My Kind of Town: a place for encounters and appropriation – where you can afford to be poor

Martin, in a preposterous fur coat, both angry and excited by the relentless sexual hysteria which seems a proportionate response to the turning of the year at 20, and idiotic at 50. Even in Paris, even in the 1980s, even in the tripping of one year to the next, this town still wasn’t generous enough to embrace a gay teenager, and tiring of our sluttish behaviour he insisted we go home. Given we’d hitched on a whim from London that afternoon, ‘home’ was 200 miles away.

Without plans, a map or money we walked off the boulevard into the network of nineteenth-century courtyards and alleys, survivors of Haussmann’s grand plan. The street became a courtyard and an opportunistically opened door gave onto a grand staircase that became a smaller stair that became a sightless, giggling, near-vertical ascent into the eaves and along a corridor that gave into an empty room. I still don’t know if the whole block was uninhabited or just the freezing room in which we slept, in what felt like a page from a Zola novel.

I’m for a town that lets children play on their own terms and doesn’t run them down in the street or poison them in their prams. I’m for a town where you can afford to be poor”

Same time or a different time, same city or a different city, late and lost and laughing, always coming back to the same place, circling the same block, waylaying a woman in curlers and kitten heels and her absurdly tiny dog for directions and setting off, only to meet her again coming the opposite way around the next corner. She ooh-la-la’d at our idiocy and with another theatrical exchange we were on our way. Instantly forgetting or not understanding if she had given directions or told us to follow her, we are unintentionally embroiled in a game of grandmother’s footsteps, stalking her down the street, unsure if she is looking back to check we are there or in increasing fear of her life.

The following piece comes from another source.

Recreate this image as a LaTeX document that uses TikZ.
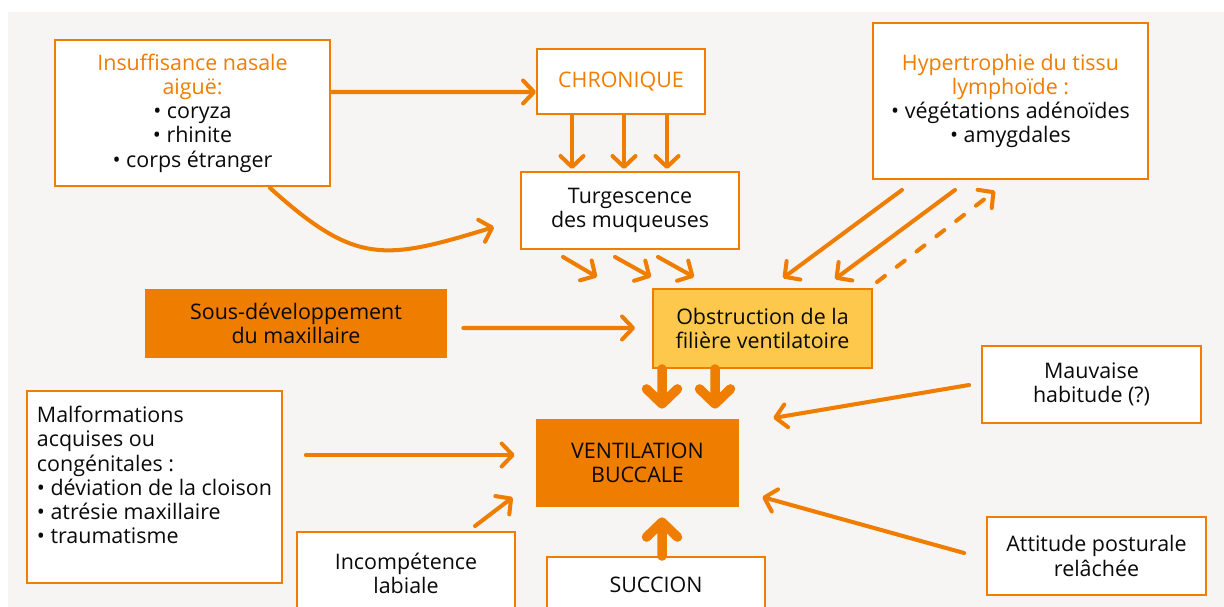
\documentclass[tikz,border=0pt]{standalone}
\usepackage{fontspec}
\setmainfont{Open Sans}
\usepackage{tikz}
\usetikzlibrary{arrows.meta, calc}
\definecolor{Orange}{RGB}{239,125,0}
\definecolor{PaleYellow}{RGB}{253,200,76}
\definecolor{BackGrey}{RGB}{246,245,243}
\definecolor{TextBlack}{RGB}{10,10,10}

\begin{document}
\begin{tikzpicture}[x=0.02cm, y=0.02cm,
		>={Straight Barb[length=0.22cm, width=0.46cm, round]},
		every node/.style={font=\fontsize{12.2}{13.8}\selectfont, text=TextBlack, align=center, inner sep=0pt},
		box/.style={draw=Orange, line width=1.1pt, fill=white},
		arr/.style={->, draw=Orange, line width=2.3pt, line cap=round},
		bigarr/.style={-{Straight Barb[length=0.3cm, width=0.62cm, round]}, draw=Orange, line width=5.4pt, line cap=round}]
		
		% background
		\useasboundingbox (0,0) rectangle (1224,-607);
		\clip (0,0) rectangle (1224,-607);
		\fill[white] (0,0) rectangle (1224,-607);
		\fill[BackGrey] (8,-12) rectangle (1224,-607);
		
		% boxes
		\node[box, minimum width=5.5cm, minimum height=2.92cm] (insuf) at (192.5,-113) {\textcolor{Orange}{Insuffisance nasale}\\\textcolor{Orange}{aiguë:}\\• coryza\\• rhinite\\• corps étranger};
		\node[box, minimum width=3.36cm, minimum height=1.3cm] (chron) at (621,-81.5) {\textcolor{Orange}{CHRONIQUE}};
		\node[box, minimum width=4.36cm, minimum height=1.54cm] (turg) at (630,-210.5) {Turgescence\\des muqueuses};
		\node[box, minimum width=5.5cm, minimum height=3.12cm] (hyper) at (1010.5,-101) {\textcolor{Orange}{Hypertrophie du tissu}\\\textcolor{Orange}{lymphoïde :}\\• végétations adénoïdes\\• amygdales};
		\node[fill=Orange, minimum width=6.04cm, minimum height=1.38cm] (sousdev) at (296,-323.5) {Sous-développement\\du maxillaire};
		\node[box, fill=PaleYellow, minimum width=4.38cm, minimum height=1.58cm] (obstr) at (762.5,-328.5) {Obstruction de la\\filière ventilatoire};
		\node[box, minimum width=5.1cm, minimum height=3.84cm, text depth=0.48cm, align=left] (malf) at (154.5,-487) {Malformations\\acquises ou\\congénitales :\\• déviation de la cloison\\• atrésie maxillaire\\• traumatisme};
		\node[fill=Orange, minimum width=4.06cm, minimum height=1.76cm] (ventil) at (637.5,-463) {VENTILATION\\BUCCALE};
		\node[box, minimum width=4.36cm, minimum height=1.66cm] (incomp) at (406,-573.5) {Incompétence\\labiale};
		\node[box, minimum width=4.36cm, minimum height=1.12cm] (succion) at (656,-585) {SUCCION};
		\node[box, minimum width=4.38cm, minimum height=1.54cm] (mauv) at (1091.5,-384.5) {Mauvaise\\habitude (?)};
		\node[box, minimum width=4.38cm, minimum height=1.56cm] (attit) at (1096.5,-556) {Attitude posturale\\relâchée};
		
		% arrows top part
		\draw[arr] ($(insuf.east)+(0,21)$) -- ($(chron.west)+(0,-10.5)$);
		\draw[arr] ($(insuf.south)+(77.5,-1)$) to[out=-42, in=197, looseness=1.3] ($(turg.west)+(-26,-16.5)$);
		\foreach \dx in {-49,3,46}
			\draw[arr] ($(chron.south)+(\dx,0)$) -- ($(turg.north)+(\dx-9,2)$);
		\foreach \s/\e in {-67/-55,-15/-1,28/42}
			\draw[arr] ($(turg.south)+(\s,-7)$) -- ($(obstr.north west)+(\e,11)$);
		\draw[arr] ($(hyper.south)+(-108.5,-10)$) -- ($(obstr.north)+(20.5,10)$);
		\draw[arr] ($(hyper.south)+(-55.5,-10)$) -- ($(obstr.north)+(72.5,9)$);
		\draw[arr, dash pattern=on 0.2cm off 0.3cm] ($(obstr.north)+(114.5,6)$) -- ($(hyper.south)+(-15.5,-11)$);
		\draw[arr] ($(sousdev.east)+(16,-4.5)$) -- ($(obstr.west)+(-17,0.5)$);
		
		% arrows into ventilation buccale
		\draw[bigarr] ($(obstr.south)+(-100.5,0)$) -- ($(ventil.north)+(24.5,10)$);
		\draw[bigarr] ($(obstr.south)+(-47.5,0)$) -- ($(ventil.north)+(77.5,10)$);
		\draw[bigarr] ($(succion.north)+(6,0)$) -- ($(ventil.south)+(24.5,-10)$);
		\draw[arr] ($(mauv.west)+(-12,-0.5)$) -- ($(ventil.east)+(34,45)$);
		\draw[arr] ($(attit.west)+(-22,3)$) -- ($(ventil.east)+(23,-34)$);
		\draw[arr] ($(malf.east)+(23,32)$) -- ($(ventil.west)+(-21,8)$);
		\draw[arr] ($(incomp.north)+(69,5)$) -- ($(ventil.south west)+(-23,10)$);
		
	\end{tikzpicture}
\end{document}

By the end of the block we are weak with laughter as we imagine following her back to her building, into her lobby, up the stairs into her apartment, all the while unable to read whether her backward glances are meant to keep us in tow or are to try and escape us.

Later that summer, back in London, we took the now rerouted North London Line to the terminus at North Woolwich and picked our way along the derelict riverside to join the evening promenade at the mausoleum of the Beckton Gasworks: ruined furnaces the size of cathedrals, blackberries and glass underfoot, birdsong and lizards, heat radiating off brickwork, buddleia, rosebay willow herb and the characteristic musty-bitter smell of almonds associated with cyanide gas. This is now a 24-hour Tesco.

I’m for a town of encounters and appropriation, a town of uneven values, where ruined plots don’t have to be Box Park. I’m for a town where value is not measured in only one way. I’m for an incremental urbanism that makes a place not just from the speed of the masterplanner’s felt-tip pen but has time for the slow creep of experience. I’m for a town with a government that cancels the Garden Bridge, I’m for a town that lets children play on their own terms and doesn’t run them down in the street or poison them in their prams. I’m for a town where you can afford to be poor.